I asked the woman about the incident, and she said that he always did this and how she hated it. She became quite distressed on recounting examples. I then spoke to the man in question, who was completely amazed on hearing she was upset. He said he had a daughter her age and that he perceived that he was acting in a fatherly manner! He would have been extremely shocked if a complaint had been made of sexual harassment.

That is an extreme case. But in the normal day-to-day banter of working life there are also problems. For example, is it acceptable for a man to comment on a female colleague's appearance? How do you know whether this is acceptable? What should you look for? You may perceive that you are giving her a compliment, or being friendly, but she may perceive it as offensive. First ask yourself if a similar remark would be made to a male colleague. Any such remarks that can be misinterpreted at work should not be made. It's better just to keep quiet.

Of course, people look to work for friendship and romance. They need always to be aware of the dangers of allowing their personal and professional lives to overlap - although this can be difficult in the heat of the office Christmas party.

To avoid charges of sexual harassment being made and to establish the boundaries of what is permissible, the organisation may need to change its practices. The best way for managers to do this is simple - ask the women what they think. Hold meetings with women from all levels of the organisation, using an outsider to run the meeting to encourage total openness. A document should then be produced, clearly detailing the agreed acceptable boundaries for each particular work site or office with examples of what is meant. Procedures for dealing with any incidents can be established so they can be quickly dealt with.

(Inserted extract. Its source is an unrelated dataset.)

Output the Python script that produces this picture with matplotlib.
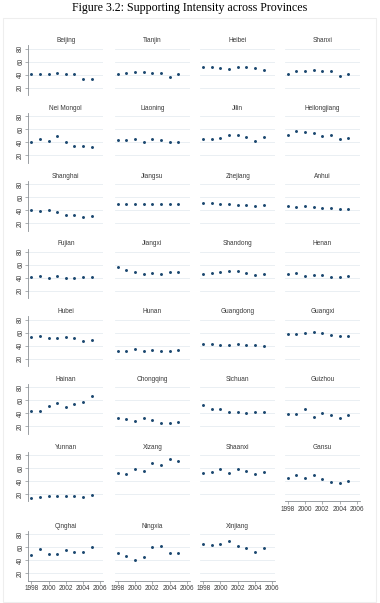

Of course, as women move into the workplace, harassment will not be all one way, and women must be sensitive to men's feelings. While the film Disclosure - in which Demi Moore seduces an unwilling Michael Douglas and then accuses him of harassing her - is a Hollywood exaggeration, examples are emerging of men complaining of unwelcome and embarrassing teasing and touching from female colleagues.

Men and women could benefit from increased sensitivity to the feelings of others. They should take cases like Dulwich College as a horrible warning to what can happen if "inappropriate" behaviour is not nipped firmly in the bud.

The author is an occupational psychologist.